My Favorite Bad Practices #

by why in bits

I can’t truthfully say what level of coder I am. I mean there are moments when I’d say I’ve got an awfully brilliant nugget of code on my hands, but who knows. Brilliant code is sort of hard to notice when you’re chuggin along, you know?

I definitely have some sordid moments. Wanting to finish, wanting to sprint, I yank out one of the following constructs. Bits of code I’m not proud of, but which I love with forbidden love, which must be prefixed with a moment of knuckle-cracking.

1. Using rescue as an exception-catching or.

So, it’s common to use or in assignment, right? You often see stuff like this:

 tmpdir = ENV['TMP'] || "/tmp" 

If the environment variable isn’t set, then tmpdir will fall back to "/tmp". Perfectly honorable bit of code.

But lately, when my primary data source is possibly volatile (a database or a file or something), I use rescue in place of or.

 comments = 
   weblog.storage.load_attached( entry_id, "comments" ) rescue []

It feels seedy, ignoring all the possible exceptions that could be thrown deep in the API, but sometimes I just don’t care.
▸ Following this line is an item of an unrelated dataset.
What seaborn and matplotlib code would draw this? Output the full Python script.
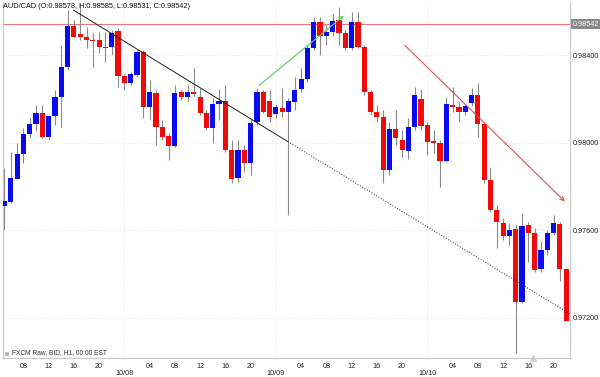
import numpy as np
import pandas as pd
import matplotlib
matplotlib.use("Agg")
import matplotlib.pyplot as plt
import matplotlib.transforms as mtransforms
from matplotlib.patches import Rectangle
import seaborn as sns

# ---------------- data (AUD/CAD, H1 candles) ----------------
start_time = "2013-10-07 05:00"
opens = [0.97711, 0.97729, 0.97834, 0.97948, 0.98040, 0.98085, 0.98136, 0.98026, 0.98122, 0.98209,
         0.98346, 0.98533, 0.98496, 0.98483, 0.98469, 0.98469, 0.98436, 0.98436, 0.98510, 0.98305,
         0.98273, 0.98309, 0.98414, 0.98163, 0.98227, 0.98072, 0.98031, 0.97985, 0.98231, 0.98209,
         0.98231, 0.98209, 0.98136, 0.98067, 0.98177, 0.98191, 0.97967, 0.97839, 0.97967, 0.97907,
         0.98095, 0.98231, 0.98191, 0.98131, 0.98159, 0.98140, 0.98186, 0.98245, 0.98291, 0.98432,
         0.98551, 0.98487, 0.98506, 0.98560, 0.98501, 0.98432, 0.98551, 0.98436, 0.98231, 0.98140,
         0.98118, 0.97875, 0.98063, 0.98012, 0.97962, 0.98072, 0.98200, 0.98081, 0.98008, 0.97999,
         0.97917, 0.98172, 0.98163, 0.98140, 0.98181, 0.98218, 0.98085, 0.97830, 0.97693, 0.97634,
         0.97574, 0.97606, 0.97273, 0.97624, 0.97588, 0.97423, 0.97510, 0.97588, 0.97629, 0.97423]
highs = [0.97884, 0.97958, 0.97999, 0.98067, 0.98113, 0.98172, 0.98172, 0.98127, 0.98241, 0.98446,
         0.98606, 0.98560, 0.98638, 0.98528, 0.98501, 0.98506, 0.98506, 0.98515, 0.98524, 0.98314,
         0.98323, 0.98423, 0.98423, 0.98286, 0.98241, 0.98104, 0.98044, 0.98263, 0.98241, 0.98263,
         0.98341, 0.98250, 0.98149, 0.98204, 0.98245, 0.98263, 0.98012, 0.98012, 0.97990, 0.98108,
         0.98250, 0.98241, 0.98241, 0.98177, 0.98250, 0.98204, 0.98300, 0.98341, 0.98446, 0.98574,
         0.98574, 0.98537, 0.98588, 0.98620, 0.98515, 0.98597, 0.98597, 0.98446, 0.98241, 0.98172,
         0.98149, 0.98095, 0.98149, 0.98058, 0.98113, 0.98254, 0.98245, 0.98095, 0.98058, 0.98012,
         0.98209, 0.98254, 0.98186, 0.98177, 0.98250, 0.98273, 0.98095, 0.97889, 0.97716, 0.97657,
         0.97634, 0.97624, 0.97679, 0.97638, 0.97611, 0.97551, 0.97602, 0.97670, 0.97638, 0.97423]
lows = [0.97602, 0.97725, 0.97834, 0.97907, 0.98022, 0.98054, 0.98022, 0.98012, 0.98081, 0.98072,
        0.98332, 0.98483, 0.98469, 0.98432, 0.98346, 0.98410, 0.98369, 0.98401, 0.98254, 0.98241,
        0.98263, 0.98300, 0.98113, 0.98104, 0.97990, 0.98012, 0.97921, 0.97981, 0.98195, 0.98190,
        0.98213, 0.98127, 0.98058, 0.97999, 0.98104, 0.97958, 0.97816, 0.97821, 0.97866, 0.97853,
        0.98081, 0.98136, 0.98095, 0.98113, 0.98118, 0.97670, 0.98149, 0.98231, 0.98277, 0.98423,
        0.98401, 0.98446, 0.98487, 0.98446, 0.98423, 0.98423, 0.98432, 0.98218, 0.98127, 0.98095,
        0.97816, 0.97853, 0.97990, 0.97935, 0.97926, 0.98058, 0.98058, 0.97944, 0.97953, 0.97798,
        0.97912, 0.98140, 0.98095, 0.98127, 0.98168, 0.98026, 0.97816, 0.97684, 0.97519, 0.97556,
        0.97533, 0.97040, 0.97269, 0.97455, 0.97410, 0.97410, 0.97487, 0.97579, 0.97369, 0.97190]
closes = [0.97734, 0.97839, 0.97948, 0.98040, 0.98085, 0.98136, 0.98026, 0.98122, 0.98209, 0.98346,
          0.98533, 0.98483, 0.98483, 0.98469, 0.98464, 0.98436, 0.98434, 0.98501, 0.98305, 0.98273,
          0.98314, 0.98414, 0.98163, 0.98231, 0.98072, 0.98026, 0.97985, 0.98227, 0.98209, 0.98231,
          0.98222, 0.98136, 0.98067, 0.98177, 0.98191, 0.97967, 0.97834, 0.97967, 0.97907, 0.98090,
          0.98231, 0.98140, 0.98118, 0.98163, 0.98140, 0.98191, 0.98241, 0.98291, 0.98432, 0.98551,
          0.98487, 0.98506, 0.98556, 0.98501, 0.98432, 0.98551, 0.98436, 0.98231, 0.98140, 0.98118,
          0.97875, 0.98063, 0.98022, 0.97967, 0.98072, 0.98218, 0.98076, 0.98003, 0.97999, 0.97917,
          0.98177, 0.98163, 0.98140, 0.98168, 0.98218, 0.98085, 0.97830, 0.97693, 0.97638, 0.97574,
          0.97602, 0.97273, 0.97620, 0.97588, 0.97419, 0.97510, 0.97588, 0.97634, 0.97423, 0.97186]

y_ticks = [0.97200, 0.97600, 0.98000, 0.98400]
last_price = 0.98542
header = "AUD/CAD (O:0.98578, H:0.98585, L:0.98531, C:0.98542)"
footer = "FXCM Raw, BID, H1, 00:00 EST"

# drawn objects (candle index, price)
black_solid_x = [10.9, 44.9]
black_solid_y = [0.98606, 0.98005]
black_dotted_x = [44.9, 89.6]
black_dotted_y = [0.98005, 0.97218]
green_arrow = [(40.0, 0.98253), (54.1, 0.98588)]
red_arrow = [(63.1, 0.98454), (89.1, 0.97723)]

# ---------------- figure ----------------
sns.set_theme(style="white")
plt.rcParams["font.family"] = ["Liberation Sans", "DejaVu Sans"]

fig = plt.figure(figsize=(6.0, 3.77), dpi=100)
ax = fig.add_axes([2.7 / 600, 1 - 358 / 377, (570 - 2.7) / 600, (358 - 2) / 377])

times = pd.date_range(start_time, periods=len(opens), freq="h")
df = pd.DataFrame({"t": times, "o": opens, "h": highs, "l": lows, "c": closes})
df["x"] = np.arange(len(df))
df["up"] = df["c"] >= df["o"]
df["bottom"] = df[["o", "c"]].min(axis=1)
df["height"] = (df["c"] - df["o"]).abs().clip(lower=0.00005)

# grid
grid_kw = dict(color="#d4d4d4", lw=0.5, ls=(0, (1, 2.5)), zorder=0)
for yt in y_ticks:
    ax.axhline(yt, **grid_kw)
day_starts = df.index[df["t"].dt.hour == 0].tolist()
for d in day_starts:
    ax.axvline(d, **grid_kw)

# last price line
ax.axhline(last_price, color="#e8787c", lw=0.8, zorder=1)

# wicks and bodies
ax.vlines(df["x"], df["l"], df["h"], color="#8a8a8a", lw=0.8, zorder=2)
ax.bar(df["x"], df["height"], bottom=df["bottom"], width=0.82,
       color=np.where(df["up"], "#0a0af0", "#f00a0a"), linewidth=0, zorder=3)

# trendlines
sns.lineplot(x=black_solid_x, y=black_solid_y, ax=ax, color="#222222", lw=0.7, zorder=4)
sns.lineplot(x=black_dotted_x, y=black_dotted_y, ax=ax, color="#2a2a2a", lw=0.7,
             linestyle=(0, (1, 1.8)), zorder=4)
ax.annotate("", xy=green_arrow[1], xytext=green_arrow[0],
            arrowprops=dict(arrowstyle="->", color="#5ad25a", lw=0.8, mutation_scale=7), zorder=4)
ax.annotate("", xy=red_arrow[1], xytext=red_arrow[0],
            arrowprops=dict(arrowstyle="->", color="#e0505a", lw=0.8, mutation_scale=7), zorder=4)

# axes limits / spines
ax.set_xlim(-0.28, 89.6)
ax.set_ylim(0.970169, 0.986425)
for side in ["left", "right", "bottom", "top"]:
    ax.spines[side].set_color("#c8c8c8")
    ax.spines[side].set_linewidth(0.8)
ax.spines["top"].set_visible(False)

# y ticks on right
ax.yaxis.tick_right()
ax.set_yticks(y_ticks)
ax.set_yticklabels([f"{v:.5f}" for v in y_ticks])
ax.tick_params(axis="y", length=0, pad=2, labelsize=5.2, colors="#222222")

# x ticks: every 4 hours, day labels below
tick_idx = df.index[(df["t"].dt.hour % 4 == 0) & (df["t"].dt.hour != 0)].tolist()
ax.set_xticks(tick_idx)
ax.set_xticklabels([f"{df['t'][i].hour:02d}" for i in tick_idx])
ax.tick_params(axis="x", length=0, pad=3.5, labelsize=5.2, colors="#222222")
trans = mtransforms.blended_transform_factory(ax.transData, ax.transAxes)
for d in day_starts:
    ax.text(d, -15.5 / 356, df["t"][d].strftime("%m/%d"), transform=trans,
            ha="center", va="center", fontsize=5.2, color="#222222")

# price label box
trans_y = mtransforms.blended_transform_factory(ax.transAxes, ax.transData)
ax.text(1.004, last_price, f"{last_price:.5f}", transform=trans_y, ha="left", va="center",
        fontsize=5.2, color="white",
        bbox=dict(boxstyle="square,pad=0.15", fc="#8a8a8a", ec="none"))

# header / footer
fig.text(3 / 600, 1 - 6.5 / 377, header, ha="left", va="center", fontsize=5.3, color="#111111")
fig.text(12 / 600, 1 - 353 / 377, footer, ha="left", va="center", fontsize=4.8, color="#333333")
fig.patches.append(Rectangle((5 / 600, 1 - 355.5 / 377), 4 / 600, 4 / 377,
                             transform=fig.transFigure, fc="#bbbbbb", ec="none"))
# small marker at bottom axis
ax.plot([83.8], [0.0], marker="^", ms=5, color="#d0d0d0", transform=trans, clip_on=False, zorder=5)

fig.savefig("out.png", dpi=100)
I’ll deal with it elsewhere.

2. Going puts all over the place.

I’ll be in the middle of a web application using puts. See, I just used it so much in command-line apps that I just always end up overriding Kernel::puts or redirecting STDOUT when the script starts. It’s totally lacksa lazy, huh?

 class << STDOUT
   def write( msg )
     unless defined? @puts_log
       require 'logger'
       @puts_log = Logger.new '/tmp/my-script.log', 'monthly'
     end
     @puts_log.info msg
   end
 end

3. Using ERb for everything.

After this weekend, all my C unit tests for Syck are now driven by an ERb template. It totally works, I love it, it’s perfect—it’s a hack. Load YAML n Ruby. Generate C with Ruby. Then make check. Lotsa three-point turns.

 require 'erb'
 puts ERB.new( File.read( "tests.erb" ), 0, "%<>" ).result
said on 01 Jan 2005 at 22:55
If debugging is the reason for #2 there might be a cure for it. Just fetch yourself a copy of the Breakpoint package, install it somewhere where it's available to all your Ruby applications and forget about using that old-fashioned puts-and-rerun debugging we all have become used to: You can now insert a breakpoint() call at the location where stuff is happening and inspect and alter your code from one of those powerful, yet simple IRB shells. It's a bit like what Neo did to the Matrix!
said on 02 Jan 2005 at 11:55

rescue doesn’t rescue all the possible exceptions, only StandardError and subclasses

said on 02 Jan 2005 at 22:06

bogbog: so glad you came up from the swamps to say so.

said on 03 Jan 2005 at 16:55

flgr: How does breakpoint work in the context of a web application? Do you have to be running your code as a WEBrick servlet?

said on 01 Jul 2005 at 19:37

You simply require ‘breakpoint’ and Breakpoint.activate_drb() which activates a DRb server at a default port that the breakpoint_client also defaults to. Then you run ruby breakpoint_client and you are ready to hit.